Along the way I learned some things. Egrets by the dozens nest on that first bend of the lake, for example, in what appear to be cypress trees. They bloom like white gardenias in the tall foliage, and are protected in a sanctuary, far from trails. I wouldn't have known that without swimming past it and having Paul point it out.
Lake Natoma is extremely shallow in places, too shallow to swim sometimes, its bottom and sometimes its shore composed entirely of piles of round stones that miners pushed away in search of gold 150 years ago, and that water officials further pushed back to keep the channel open.
Below the water, the rocks glow ghostly green, coated with slippery detritus. I was happy to see them below me, to mark my movement.
Past the first bend, the distant landmarks seemed so distant, blanched in the rising heat. My calves and then my thighs began to cramp, crabbing my legs in bent poses that were difficult to extend or flex; then my ankles fused in flexion. I scrambled up the slippery riprap and stretched them, then kept going.
Stopping was a mixed blessing; even getting to the canoe to grab a gel and a sip required different muscles, which fought against the muscles I had been using and ignited more cramps, more stretching, more resolve to keep going.
I had been in so long that Jim, among the fast finishers, had arranged a ride back to the start to fetch his truck, which transported my canoe.
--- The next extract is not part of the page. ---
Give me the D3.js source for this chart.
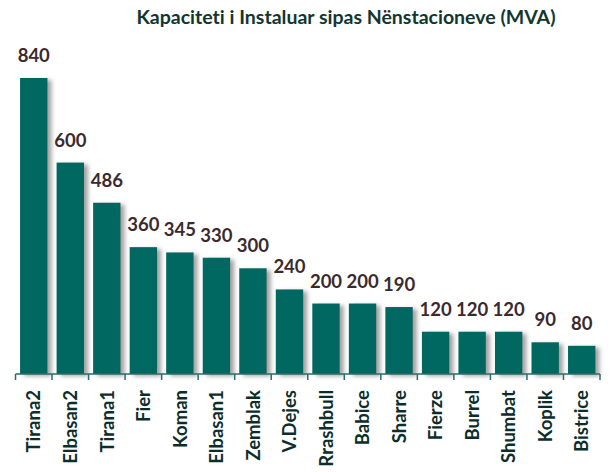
<!DOCTYPE html>
<html>
<head>
<meta charset="utf-8">
<script src="https://cdn.jsdelivr.net/npm/d3@7"></script>
<style>
  body { margin: 0; background: #fff; }
  text { font-family: Lato, "Open Sans", sans-serif; font-weight: bold; font-variant-ligatures: none; }
</style>
</head>
<body>
<div id="chart"></div>
<script>
// Data
const stations = ["Tirana2", "Elbasan2", "Tirana1", "Fier", "Koman", "Elbasan1", "Zemblak", "V.Dejes",
    "Rrashbull", "Babice", "Sharre", "Fierze", "Burrel", "Shumbat", "Koplik", "Bistrice"];
const capacity = [840, 600, 486, 360, 345, 330, 300, 240, 200, 200, 190, 120, 120, 120, 90, 80];
const title = "Kapaciteti i Instaluar sipas Nënstacioneve (MVA)";

const width = 611, height = 472;
const baseY = 374;

const svg = d3.select("#chart").append("svg")
    .attr("width", width)
    .attr("height", height);

// soft shadow behind the bars
const defs = svg.append("defs");
const f = defs.append("filter").attr("id", "shadow")
    .attr("x", "-20%").attr("y", "-5%").attr("width", "160%").attr("height", "120%");
f.append("feDropShadow")
    .attr("dx", 4).attr("dy", 2)
    .attr("stdDeviation", 2)
    .attr("flood-color", "#555")
    .attr("flood-opacity", 0.55);

const x = d3.scaleBand().domain(stations).range([15.5, 600]).padding(0);
const y = d3.scaleLinear().domain([0, 840]).range([baseY, 78]);
const bw = x.bandwidth() * 0.75;

const data = stations.map((s, i) => ({ name: s, value: capacity[i] }));

// Title
svg.append("text")
    .attr("x", 346).attr("y", 24)
    .attr("text-anchor", "middle")
    .attr("font-size", 19.5)
    .attr("fill", "#10372f")
    .text(title);

// Bars
svg.append("g").selectAll("rect")
    .data(data)
    .join("rect")
    .attr("x", (d) => x(d.name) + (x.bandwidth() - bw) / 2)
    .attr("y", (d) => y(d.value))
    .attr("width", bw)
    .attr("height", (d) => baseY - y(d.value))
    .attr("fill", "#026760")
    .attr("filter", "url(#shadow)");

// Value labels
svg.append("g").selectAll("text")
    .data(data)
    .join("text")
    .attr("x", (d) => x(d.name) + x.bandwidth() / 2)
    .attr("y", (d) => y(d.value) - 16)
    .attr("text-anchor", "middle")
    .attr("font-size", 18.5)
    .attr("fill", "#3a2a2f")
    .text((d) => d.value);

// Axis line with ticks at category boundaries
const axis = svg.append("g").attr("stroke", "#2b6d68").attr("stroke-width", 1.5);
axis.append("line")
    .attr("x1", x.range()[0]).attr("x2", x.range()[1])
    .attr("y1", baseY).attr("y2", baseY);
axis.selectAll(".tick")
    .data(stations.map((s) => x(s)).concat([x.range()[1]]))
    .join("line")
    .attr("x1", (d) => d).attr("x2", (d) => d)
    .attr("y1", baseY).attr("y2", baseY + 6);

// Category labels
svg.append("g").selectAll("text")
    .data(data)
    .join("text")
    .attr("transform", (d) => `translate(${x(d.name) + x.bandwidth() / 2},390) rotate(-90)`)
    .attr("dy", "0.36em")
    .attr("text-anchor", "end")
    .attr("font-size", 18.5)
    .attr("fill", "#0c2e2b")
    .text((d) => d.name);
</script>
</body>
</html>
He communicated by cell phone to my wife, and told him that he alone had swum to the finish; the rest got out at a beach called Negro Bar, about a third of a mile below Rainbow Bridge.
Paul was first to spot the beach, crowded with crowds under umbrellas for the holiday. We didn't know it was Negro Bar, but thought it was an isolated beach a mile downstream. My shoulders burning from the turning, I was relieved to hear we were close.
Then I realized why the other swimmers had gotten out at Negro Bar: The current was swift here and getting stronger, as the channel narrowed. What I laughingly lacked in speed, I decided, I could salvage in small part by finishing where I was supposed to.
Getting there was so hard, I was actually laughing into the water, watching the shadow of my body move just two or three inches at a stroke. I zigged and zagged, looking for pockets of calm water, and ended up walking over extremely shallow portions.
Paul shouted encouragement: "One stroke at a time!" I kept laughing. I had energy left to laugh. My daughter and her best friend got into the water to meet us, and I finally made it through a maze of granite boulders beneath the water, to an outcropping below the Rainbow Bridge, my knees and shins bloody from scraping them against rocks.
My shoulders screamed (they're not supposed to if I'm truly swimming the Total Immersion way; more mystery, awaiting an answer), my head felt like helium, my eye sockets felt bruised; what synapses were firing spent their time still wondering how the other swimmers finished in half the time. But I had finished; I had done something beyond what I thought I could do. I had gotten by with a little help from my friends, and only by their help.
One benefit from being so far behind the rest: I seemed to passing kayakers to be someone alone on a mission; they mouthed their admiration to Paul and Nancy as we passed by. I missed all this, of course, listening to the machinery rhythm of my breath bubbling into the water.
Paul, who always knows best what to say, said, "My advice...worry about your times or don't. Just have fun with it. You may not be a fast swimmer right now but you have made giant improvements. You may never be fast or maybe it's nearer to your future than you know."
The brewpub, it turns out, was closed for the holiday.